"Think about it. If you are single, after graduation there isn't one occasion where people celebrate you ... Hallmark doesn't make a "congratulations, you didn't marry the wrong guy" card. And where's the flatware for going on vacation alone?" -- Carrie (Sex and the City)
I've kept many blogs over the years, and it's finally occurred to me that the very people I don't want reading it are the only people that actually are! These people are what Bridget Jones refers to "smug marrieds." I also like to refer to them as rude non-singles. I'm only 26, but you'd think I was much older given the way my friends and colleagues act sometimes. Yes, it is a fact: I AM SINGLE. But I never said I wasn't, did I? And no... it's not that I don't want to be in a relationship. Relationships rock when you are with the right "special someone." But why should I get involved with someone just to alleviate this whole being alone thing?
Over the last three or four years, I have been set up on five (yes, FIVE) unsuccessful blind dates. Further, I have been talked into giving my ex-boyfriend 2nd... and 3rd... and 4th tries. After all, he's the only one my friends can actually see me with. Grr! Yes, I'm the stupid one because I allow myself to get caught up in his pitiful remorse and returning to him. But anyone who's ever really given their heart to someone probably knows... quitting someone is a lot easier said than done, ESPECIALLY when your friends are also talking you into it.
Now, you may be asking yourself... why would this girl's friends try to get her back with her ex? Well, it's partially my fault. Despite this now very public blog... I am an extremely private person. Only recently did my parents even realize I was with that guy for 5 years! I just don't talk about that stuff with anyone. So, when they do know I'm with someone, they think everything is just peachy! Oh, how that has come to bite me in the butt sometimes!
Anyway, the last year has been especially hard on this single gal. I have relocated to Houston in December, and I'll tell you what... this city doesn't make it easy for you to meet new people! It probably doesn't help that the average age in my industry is 47 - for my department, it's more like 49. I think 90% of the department is married with children, so it's not like they really understand or remember what it's like to be single. And the only church that I've felt at home in has 500 people in the youth group alone!

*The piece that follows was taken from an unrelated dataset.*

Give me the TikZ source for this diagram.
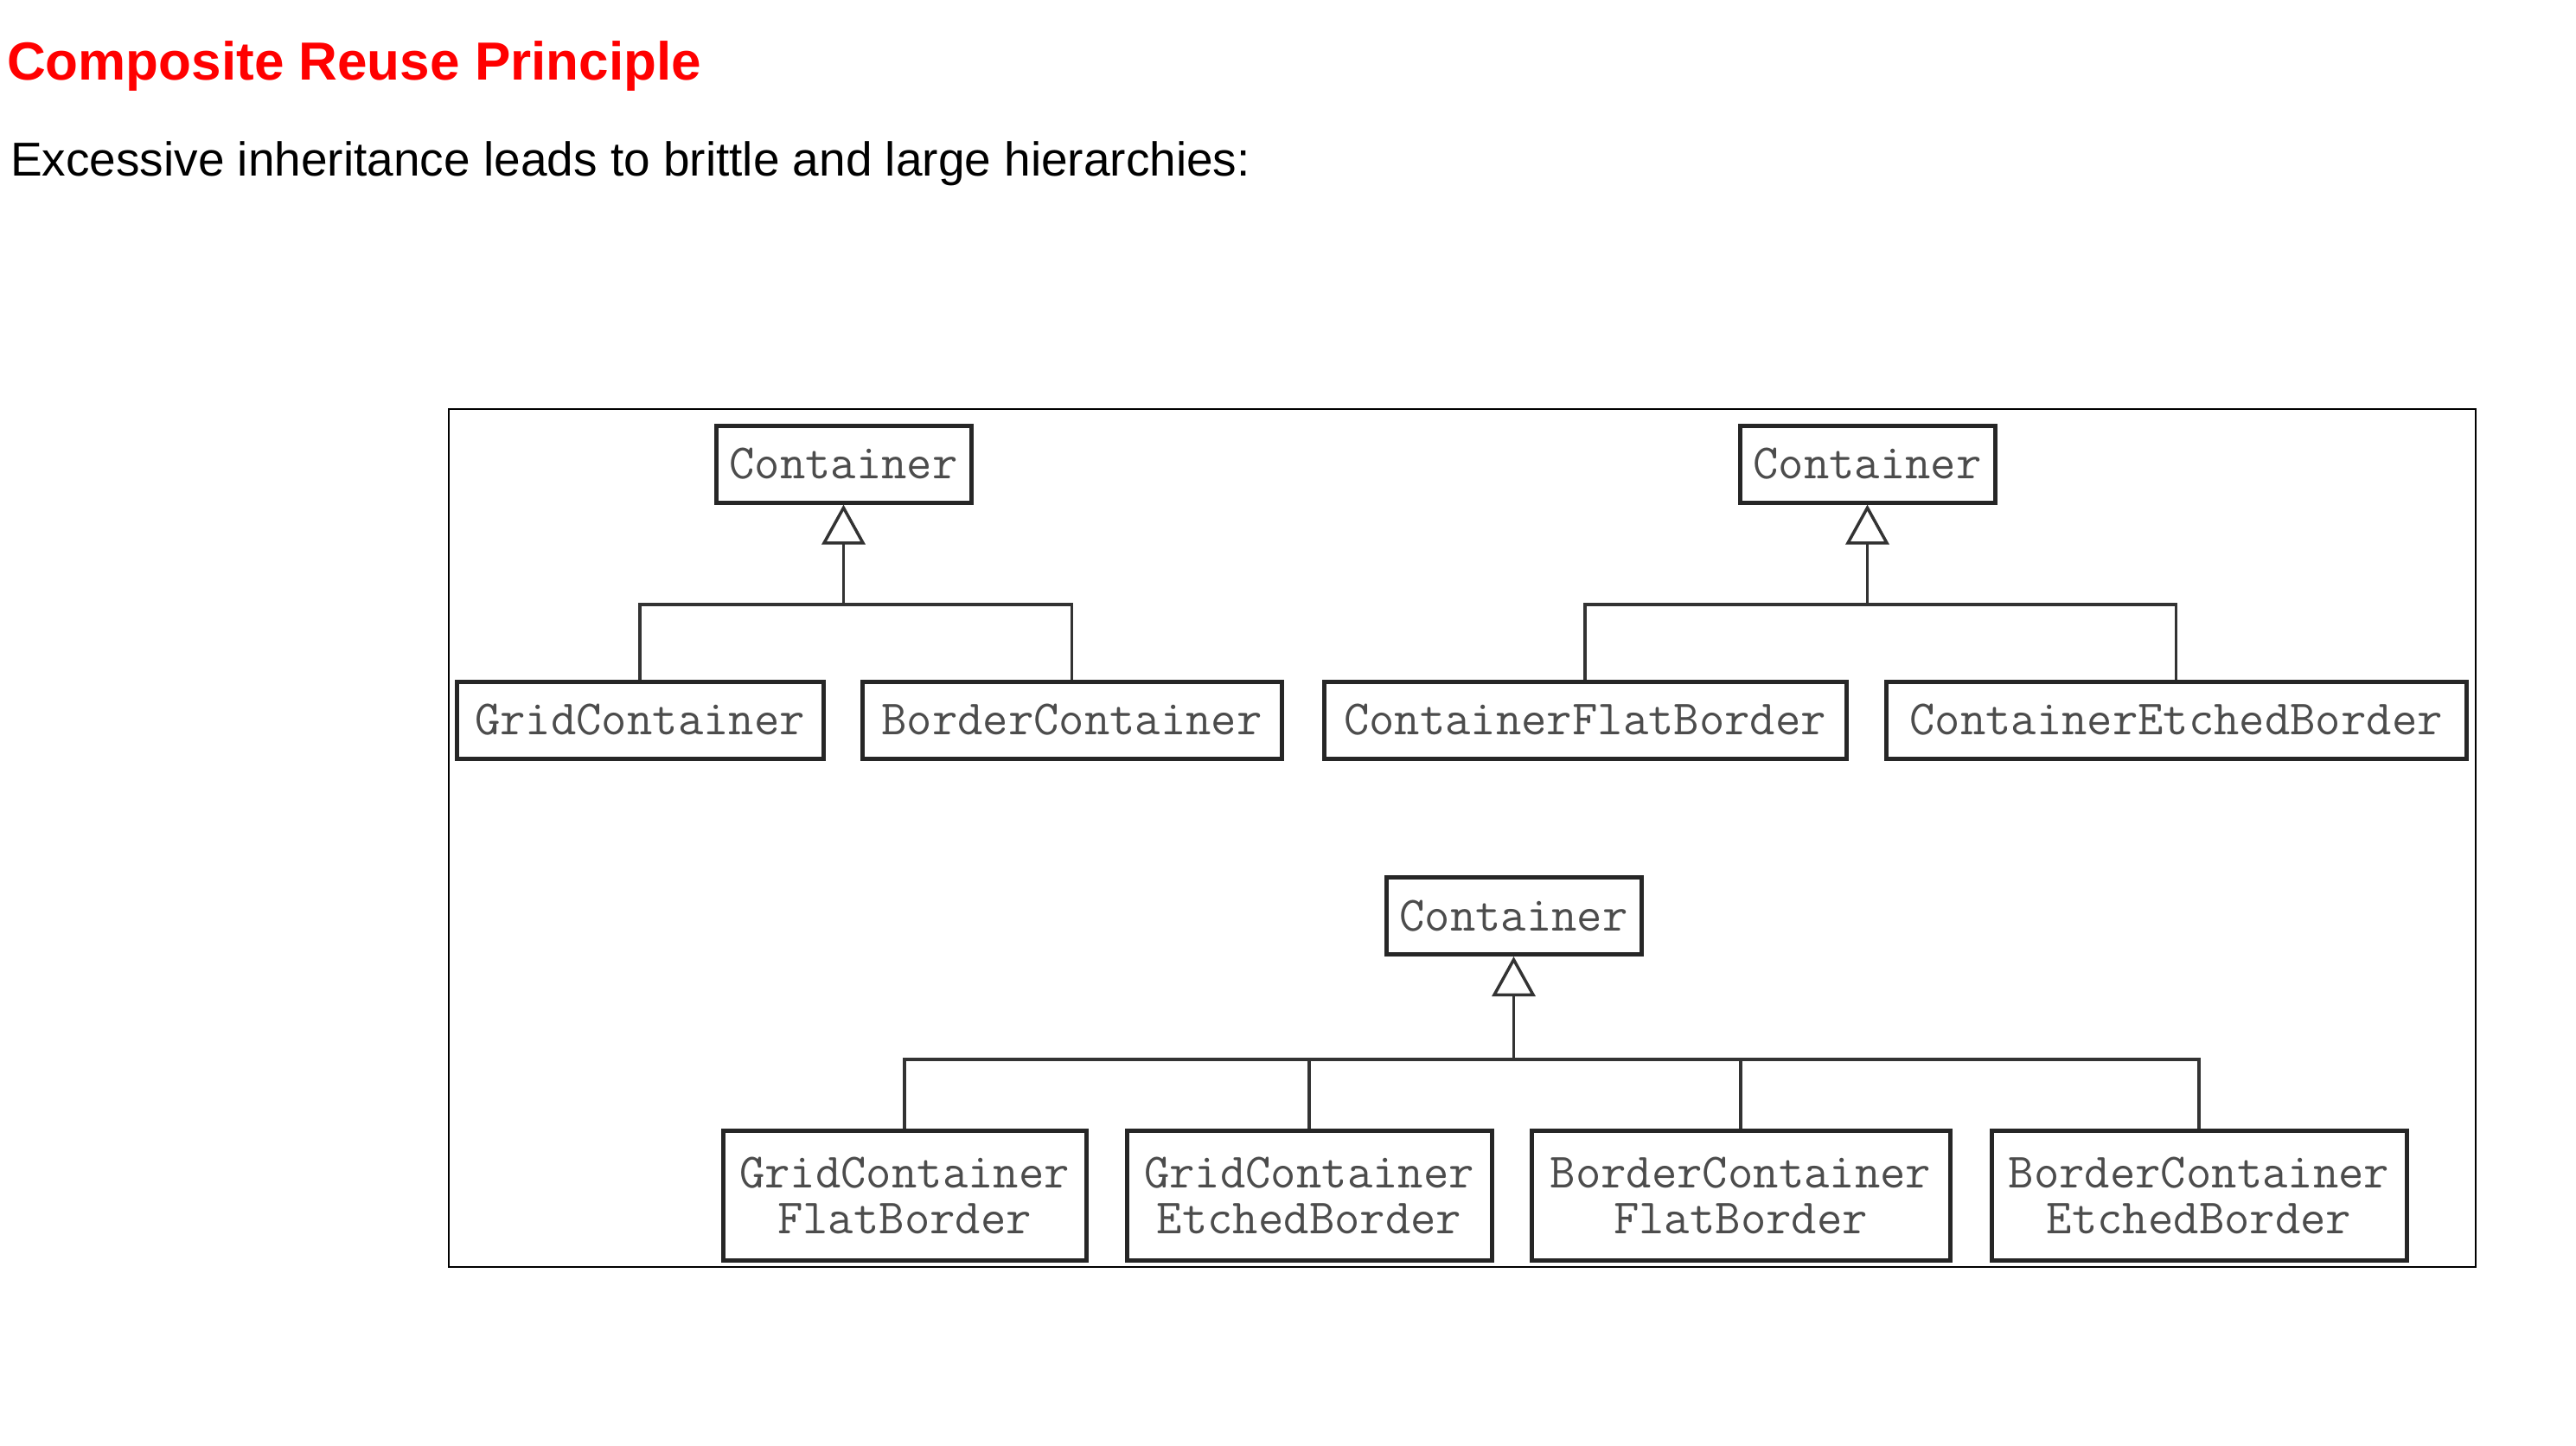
\documentclass[tikz,border=0pt]{standalone}
\usepackage{fontspec}
\setmainfont{Liberation Sans}
\usepackage{tikz}
\usetikzlibrary{arrows.meta,positioning}
\definecolor{slred}{RGB}{255,0,0}

\begin{document}
\begin{tikzpicture}[x=1pt,y=-1pt,
  cls/.style={draw=black!85,line width=5pt,fill=white,minimum height=89pt,inner sep=0pt,align=center,
    text=black!70,font=\fontsize{57}{53}\selectfont\ttfamily},
  cls2/.style={cls,minimum height=150pt},
  ln/.style={line width=3.5pt,draw=black!80},
  arr/.style={ln,-{Triangle[open,length=46pt,width=50pt]}}]
\useasboundingbox (0,0) rectangle (2979,1671);
% heading
\node[anchor=base west,inner sep=0pt,text=slred,font=\fontsize{62}{70}\selectfont\bfseries] (title) at (8,92) {Composite Reuse Principle};
\node[anchor=base west,inner sep=0pt,font=\fontsize{55}{62}\selectfont] (intro) at (12,203) {Excessive inheritance leads to brittle and large hierarchies:};
\draw[line width=2.5pt] (519,473) rectangle (2863,1465);
% LAYOUT
\node[cls,minimum width=295pt] (c1) at (975.5,536.5) {Container};
\node[cls,minimum width=424pt] (gc) at (740,832.5) {GridContainer};
\node[cls,minimum width=485pt] (bc) at (1239.5,832.5) {BorderContainer};
\coordinate (j1) at (975.5,699);
\draw[arr](j1)--(c1);
\draw[ln](gc.north)|-(j1)-|(bc.north);
% BORDER
\node[cls,minimum width=295pt] (c2) at (2159.5,536.5) {Container};
\node[cls,minimum width=604pt] (cfb) at (1833,832.5) {ContainerFlatBorder};
\node[cls,minimum width=671pt] (ceb) at (2516.5,832.5) {ContainerEtchedBorder};
\coordinate (j2) at (2159.5,699);
\draw[arr](j2)--(c2);
\draw[ln](cfb.north)|-(j2)-|(ceb.north);
% BOTH
\node[cls,minimum width=295pt] (c3) at (1750.5,1059) {Container};
\node[cls2,minimum width=420pt] (gcfb) at (1046,1382) {GridContainer\\FlatBorder};
\node[cls2,minimum width=422pt] (gceb) at (1514,1382) {GridContainer\\EtchedBorder};
\node[cls2,minimum width=484pt] (bcfb) at (2013,1382) {BorderContainer\\FlatBorder};
\node[cls2,minimum width=480pt] (bceb) at (2543,1382) {BorderContainer\\EtchedBorder};
\coordinate (j3) at (1750.5,1225);
\draw[arr](j3)--(c3);
\draw[ln](gcfb.north)|-(bceb.north|-j3)--(bceb.north);
\draw[ln](gceb.north)--(gceb.north|-j3);
\draw[ln](bcfb.north)--(bcfb.north|-j3);
\end{tikzpicture}
\end{document}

Not exactly condusive to meeting new people.
I can't tell you how many times this year I have gone to an event as a party of one. And normally I wouldn't mind. It's not like I haven't gone to events alone in the past. But this year has been... different. If I drink, I must be drinking my blues away, right? If I flirt, I'm on a man-hunt. If I dance with a guy, I probably am going home with him. And if I dare give someone a hug? Well, then I must have slept with him already... right? Um, no.
Despite all you married and couple-up people's opinions, I am happy to be single on my own terms. I'm not secretly pining for your significant other. I'm not desperate, and just can't wait for you to introduce me to your nerdy third-cousin on your mother's side - twice removed. I don't want to be seated with the kiddie table just because I came alone. And I'll be damned if I want you to exclude me from your BBQ just because "only married people will be there." I'll be ok. I've been alone before. It's not a big friggin' deal... until you make it a big deal, of course.
So, I'm going to start this blog just to spread the word for my other single friends out there. Being single doesn't have to be a crime, curse, or mark of an old maid. We don't have to feel bad for being picky. And we definitely don't have to feel like we need to accept just any old thing that is thrown our way. Life's too short to be unhappy. And it's about time for me to accept this too!

1 comment:
Damn straight, sister! You know, I've always felt that the best relationships are between two people that are perfectly happy being alone. In that way, you get a relationship where neither person depends on the other for survival... And both are much happier for it.
Besides, we're living in the 21st century...... Not the 18th or prior.